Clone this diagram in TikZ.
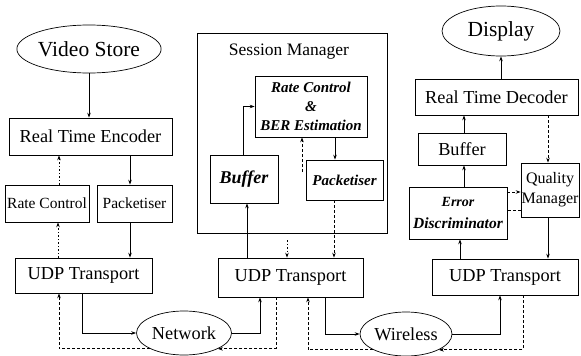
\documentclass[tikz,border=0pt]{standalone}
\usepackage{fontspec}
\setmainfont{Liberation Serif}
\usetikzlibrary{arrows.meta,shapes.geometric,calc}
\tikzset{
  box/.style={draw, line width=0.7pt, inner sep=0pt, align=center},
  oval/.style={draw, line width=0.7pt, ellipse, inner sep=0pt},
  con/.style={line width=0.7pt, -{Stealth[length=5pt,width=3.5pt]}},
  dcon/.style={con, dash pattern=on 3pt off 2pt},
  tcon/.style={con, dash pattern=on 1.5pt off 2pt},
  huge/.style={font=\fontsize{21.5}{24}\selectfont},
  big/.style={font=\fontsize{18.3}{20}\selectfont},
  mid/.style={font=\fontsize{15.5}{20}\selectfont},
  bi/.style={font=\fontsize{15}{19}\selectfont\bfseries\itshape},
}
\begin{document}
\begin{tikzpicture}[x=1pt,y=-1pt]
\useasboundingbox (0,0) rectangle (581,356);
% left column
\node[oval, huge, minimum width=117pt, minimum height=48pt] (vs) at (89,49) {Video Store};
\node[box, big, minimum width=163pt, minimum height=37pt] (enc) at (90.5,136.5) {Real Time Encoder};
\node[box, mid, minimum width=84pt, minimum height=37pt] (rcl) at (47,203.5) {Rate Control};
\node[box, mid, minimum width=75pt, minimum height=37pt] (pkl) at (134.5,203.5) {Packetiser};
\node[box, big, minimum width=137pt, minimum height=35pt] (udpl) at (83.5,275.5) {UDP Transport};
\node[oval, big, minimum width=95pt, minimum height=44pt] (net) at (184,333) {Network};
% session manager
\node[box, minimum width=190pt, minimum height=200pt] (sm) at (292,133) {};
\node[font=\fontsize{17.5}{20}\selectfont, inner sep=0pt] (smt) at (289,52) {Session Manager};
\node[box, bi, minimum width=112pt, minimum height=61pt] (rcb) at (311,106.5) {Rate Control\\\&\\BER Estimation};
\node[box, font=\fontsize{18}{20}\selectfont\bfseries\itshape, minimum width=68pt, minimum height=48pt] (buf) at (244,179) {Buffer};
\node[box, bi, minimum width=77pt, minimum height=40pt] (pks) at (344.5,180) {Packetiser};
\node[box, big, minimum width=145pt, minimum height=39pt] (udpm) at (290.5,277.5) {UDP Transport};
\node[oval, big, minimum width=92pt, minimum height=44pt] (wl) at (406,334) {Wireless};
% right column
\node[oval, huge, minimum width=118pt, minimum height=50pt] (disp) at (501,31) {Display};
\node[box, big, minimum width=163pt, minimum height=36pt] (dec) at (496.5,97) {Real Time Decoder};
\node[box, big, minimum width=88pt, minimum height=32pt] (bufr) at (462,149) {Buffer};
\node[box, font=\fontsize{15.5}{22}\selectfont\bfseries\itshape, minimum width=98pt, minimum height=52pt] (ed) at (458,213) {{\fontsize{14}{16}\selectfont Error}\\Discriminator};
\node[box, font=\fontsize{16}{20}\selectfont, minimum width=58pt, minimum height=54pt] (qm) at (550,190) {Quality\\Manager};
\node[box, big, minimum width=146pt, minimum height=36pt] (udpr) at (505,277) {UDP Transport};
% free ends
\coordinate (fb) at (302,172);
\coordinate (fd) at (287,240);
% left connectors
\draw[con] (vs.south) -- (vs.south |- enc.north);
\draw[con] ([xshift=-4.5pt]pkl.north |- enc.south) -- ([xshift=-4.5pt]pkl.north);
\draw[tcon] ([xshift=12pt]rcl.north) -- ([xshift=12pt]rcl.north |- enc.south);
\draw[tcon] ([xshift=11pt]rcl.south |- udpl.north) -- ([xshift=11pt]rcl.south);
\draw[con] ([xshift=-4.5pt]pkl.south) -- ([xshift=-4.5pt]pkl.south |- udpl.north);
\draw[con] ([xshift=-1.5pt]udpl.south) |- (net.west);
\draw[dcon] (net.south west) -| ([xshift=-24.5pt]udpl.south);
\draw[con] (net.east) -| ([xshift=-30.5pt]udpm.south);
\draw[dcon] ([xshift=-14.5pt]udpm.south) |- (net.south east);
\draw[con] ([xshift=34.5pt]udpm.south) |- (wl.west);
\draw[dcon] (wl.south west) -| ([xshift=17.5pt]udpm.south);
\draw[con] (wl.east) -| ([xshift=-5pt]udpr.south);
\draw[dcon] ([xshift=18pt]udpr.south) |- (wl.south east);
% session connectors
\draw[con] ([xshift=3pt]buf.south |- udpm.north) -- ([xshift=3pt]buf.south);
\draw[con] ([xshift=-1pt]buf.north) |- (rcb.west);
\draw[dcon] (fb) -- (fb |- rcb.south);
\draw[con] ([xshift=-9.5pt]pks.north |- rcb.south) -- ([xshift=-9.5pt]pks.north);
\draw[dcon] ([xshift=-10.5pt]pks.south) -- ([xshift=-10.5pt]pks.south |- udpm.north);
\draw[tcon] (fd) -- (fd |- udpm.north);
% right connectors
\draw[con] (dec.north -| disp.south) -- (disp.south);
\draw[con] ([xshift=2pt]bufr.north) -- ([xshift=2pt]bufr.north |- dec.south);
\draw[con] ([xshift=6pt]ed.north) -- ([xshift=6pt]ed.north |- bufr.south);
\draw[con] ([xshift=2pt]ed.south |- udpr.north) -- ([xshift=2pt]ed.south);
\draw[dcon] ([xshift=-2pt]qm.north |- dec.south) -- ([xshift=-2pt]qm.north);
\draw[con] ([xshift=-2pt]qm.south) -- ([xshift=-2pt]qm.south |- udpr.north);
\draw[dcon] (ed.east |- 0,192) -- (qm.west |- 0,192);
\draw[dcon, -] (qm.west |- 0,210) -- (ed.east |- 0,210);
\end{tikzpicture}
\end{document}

## EXERCISE GOAL
Except for the pictures, give all the material above again verbatim.

## SOLUTION TO THE PROBLEM
Clone this diagram in TikZ.
\documentclass[tikz,border=0pt]{standalone}
\usepackage{fontspec}
\setmainfont{Liberation Serif}
\usetikzlibrary{arrows.meta,shapes.geometric,calc}
\tikzset{
  box/.style={draw, line width=0.7pt, inner sep=0pt, align=center},
  oval/.style={draw, line width=0.7pt, ellipse, inner sep=0pt},
  con/.style={line width=0.7pt, -{Stealth[length=5pt,width=3.5pt]}},
  dcon/.style={con, dash pattern=on 3pt off 2pt},
  tcon/.style={con, dash pattern=on 1.5pt off 2pt},
  huge/.style={font=\fontsize{21.5}{24}\selectfont},
  big/.style={font=\fontsize{18.3}{20}\selectfont},
  mid/.style={font=\fontsize{15.5}{20}\selectfont},
  bi/.style={font=\fontsize{15}{19}\selectfont\bfseries\itshape},
}
\begin{document}
\begin{tikzpicture}[x=1pt,y=-1pt]
\useasboundingbox (0,0) rectangle (581,356);
% left column
\node[oval, huge, minimum width=117pt, minimum height=48pt] (vs) at (89,49) {Video Store};
\node[box, big, minimum width=163pt, minimum height=37pt] (enc) at (90.5,136.5) {Real Time Encoder};
\node[box, mid, minimum width=84pt, minimum height=37pt] (rcl) at (47,203.5) {Rate Control};
\node[box, mid, minimum width=75pt, minimum height=37pt] (pkl) at (134.5,203.5) {Packetiser};
\node[box, big, minimum width=137pt, minimum height=35pt] (udpl) at (83.5,275.5) {UDP Transport};
\node[oval, big, minimum width=95pt, minimum height=44pt] (net) at (184,333) {Network};
% session manager
\node[box, minimum width=190pt, minimum height=200pt] (sm) at (292,133) {};
\node[font=\fontsize{17.5}{20}\selectfont, inner sep=0pt] (smt) at (289,52) {Session Manager};
\node[box, bi, minimum width=112pt, minimum height=61pt] (rcb) at (311,106.5) {Rate Control\\\&\\BER Estimation};
\node[box, font=\fontsize{18}{20}\selectfont\bfseries\itshape, minimum width=68pt, minimum height=48pt] (buf) at (244,179) {Buffer};
\node[box, bi, minimum width=77pt, minimum height=40pt] (pks) at (344.5,180) {Packetiser};
\node[box, big, minimum width=145pt, minimum height=39pt] (udpm) at (290.5,277.5) {UDP Transport};
\node[oval, big, minimum width=92pt, minimum height=44pt] (wl) at (406,334) {Wireless};
% right column
\node[oval, huge, minimum width=118pt, minimum height=50pt] (disp) at (501,31) {Display};
\node[box, big, minimum width=163pt, minimum height=36pt] (dec) at (496.5,97) {Real Time Decoder};
\node[box, big, minimum width=88pt, minimum height=32pt] (bufr) at (462,149) {Buffer};
\node[box, font=\fontsize{15.5}{22}\selectfont\bfseries\itshape, minimum width=98pt, minimum height=52pt] (ed) at (458,213) {{\fontsize{14}{16}\selectfont Error}\\Discriminator};
\node[box, font=\fontsize{16}{20}\selectfont, minimum width=58pt, minimum height=54pt] (qm) at (550,190) {Quality\\Manager};
\node[box, big, minimum width=146pt, minimum height=36pt] (udpr) at (505,277) {UDP Transport};
% free ends
\coordinate (fb) at (302,172);
\coordinate (fd) at (287,240);
% left connectors
\draw[con] (vs.south) -- (vs.south |- enc.north);
\draw[con] ([xshift=-4.5pt]pkl.north |- enc.south) -- ([xshift=-4.5pt]pkl.north);
\draw[tcon] ([xshift=12pt]rcl.north) -- ([xshift=12pt]rcl.north |- enc.south);
\draw[tcon] ([xshift=11pt]rcl.south |- udpl.north) -- ([xshift=11pt]rcl.south);
\draw[con] ([xshift=-4.5pt]pkl.south) -- ([xshift=-4.5pt]pkl.south |- udpl.north);
\draw[con] ([xshift=-1.5pt]udpl.south) |- (net.west);
\draw[dcon] (net.south west) -| ([xshift=-24.5pt]udpl.south);
\draw[con] (net.east) -| ([xshift=-30.5pt]udpm.south);
\draw[dcon] ([xshift=-14.5pt]udpm.south) |- (net.south east);
\draw[con] ([xshift=34.5pt]udpm.south) |- (wl.west);
\draw[dcon] (wl.south west) -| ([xshift=17.5pt]udpm.south);
\draw[con] (wl.east) -| ([xshift=-5pt]udpr.south);
\draw[dcon] ([xshift=18pt]udpr.south) |- (wl.south east);
% session connectors
\draw[con] ([xshift=3pt]buf.south |- udpm.north) -- ([xshift=3pt]buf.south);
\draw[con] ([xshift=-1pt]buf.north) |- (rcb.west);
\draw[dcon] (fb) -- (fb |- rcb.south);
\draw[con] ([xshift=-9.5pt]pks.north |- rcb.south) -- ([xshift=-9.5pt]pks.north);
\draw[dcon] ([xshift=-10.5pt]pks.south) -- ([xshift=-10.5pt]pks.south |- udpm.north);
\draw[tcon] (fd) -- (fd |- udpm.north);
% right connectors
\draw[con] (dec.north -| disp.south) -- (disp.south);
\draw[con] ([xshift=2pt]bufr.north) -- ([xshift=2pt]bufr.north |- dec.south);
\draw[con] ([xshift=6pt]ed.north) -- ([xshift=6pt]ed.north |- bufr.south);
\draw[con] ([xshift=2pt]ed.south |- udpr.north) -- ([xshift=2pt]ed.south);
\draw[dcon] ([xshift=-2pt]qm.north |- dec.south) -- ([xshift=-2pt]qm.north);
\draw[con] ([xshift=-2pt]qm.south) -- ([xshift=-2pt]qm.south |- udpr.north);
\draw[dcon] (ed.east |- 0,192) -- (qm.west |- 0,192);
\draw[dcon, -] (qm.west |- 0,210) -- (ed.east |- 0,210);
\end{tikzpicture}
\end{document}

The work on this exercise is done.